I've been getting e-mails and calls about the financial bailout and various related questions. What is really quite amazing are the claims that the markets stopped working, which is how the whole disaster occurred. Well, that's wrong. The markets are working. Markets punish bad behavior, ruthlessly. Any of the plans proposed end up dragging the problems out further. Regulations designed to protect the market end up creating disequilibriums. Now that there is fear in the market again, the chances for rational behavior have actually improved. Flooding the market with money created the problem, and now we're supposed to believe that flooding the market with money will solve it.
To see what has happened to this bailout bill, and all of the items and tax breaks added for various groups and situations to garner support, click here for the 451 page document. Somehow, they got another one-year fix of the Alternative Minimum Tax in there. It's still the worst tax in the entire code, and it joins a tax break for businesses in American Samoa among other things in the bill.
Wednesday's ISM report, about which I will comment in greater detail in Monday's column, does not give much hope for the manufacturing sector. The reading was 43.5, below the 50 level that implies no growth or decline. A reading of around 42 implies recession, and we're close. The report showed an increase in exports and a recession level of imports. When imports rise, the economy grows; the evidence is convincing, but protectionist emotions appear to be taking over, always amplified in elections and economic slowdowns.
I expect a bad unemployment report on Friday (perhaps 6.3%), and a weak ISM Non-manufacturing report as well (perhaps 48).
While some would expect that loose money would stimulate the economy, and it can't. Inflation is killing business growth and personal incomes. It is forcing more family members into the workforce which is making the unemployment rate go up, even though the number of people employed is not far off records set in 2007. Any decreases in commodities prices are signs of economic weakness. While they may improve the inflation readings in some cases, the damage has been done. It will take a couple of years for this to play out, sooner with a bold Fed, which we do not have. This Fed works out of fear at a time when strengthening the dollar is what is needed, no matter how many slings and arrows are headed in their way for such actions. The Fed meets at the end of the month, and may lower rates. If they get scared enough, they may not even wait for a meeting.

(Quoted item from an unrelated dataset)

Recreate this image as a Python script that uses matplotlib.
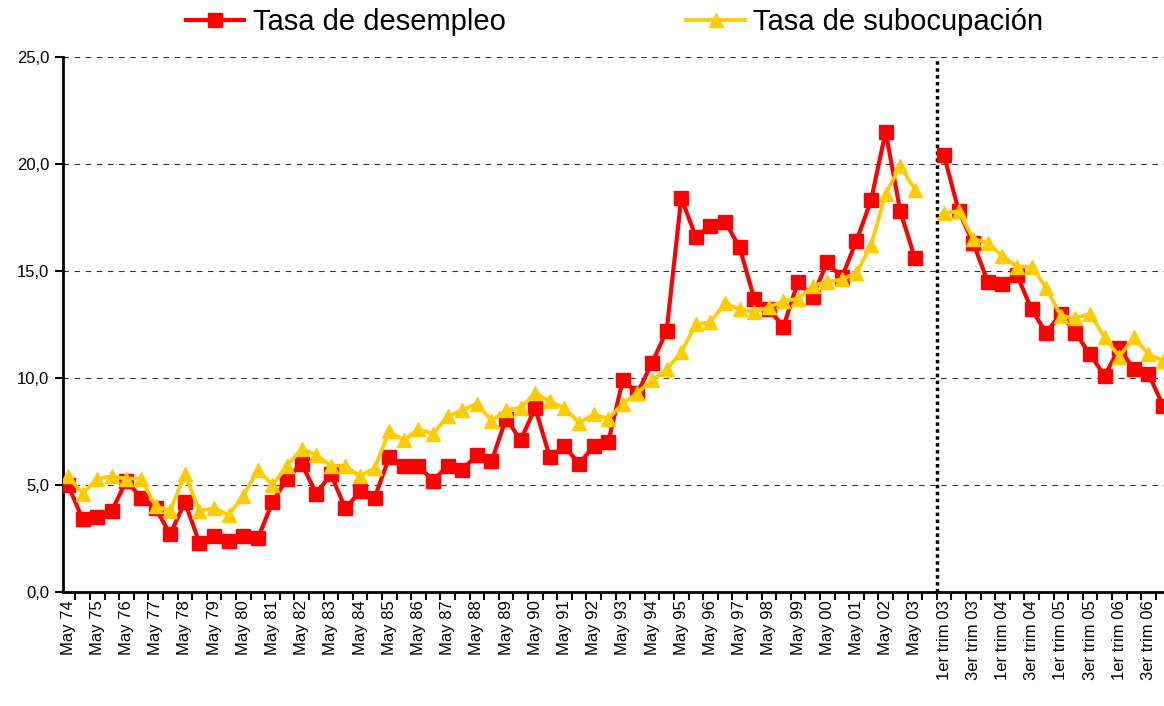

I told my son that he's going to college at the exact same time I did. Confused, he said, “huh?” I explained that this is playing out so much like the Ford-Carter years that I was getting flashbacks.
This is a perfect example of why mid-size and large companies need age diversity in their management. Having young executives helps adapt to the newness of the marketplace. Having older executives provide stability to get through times like these because they've seen it before. If they made “young executive mistakes” at that time, and remember not to repeat them, all the better.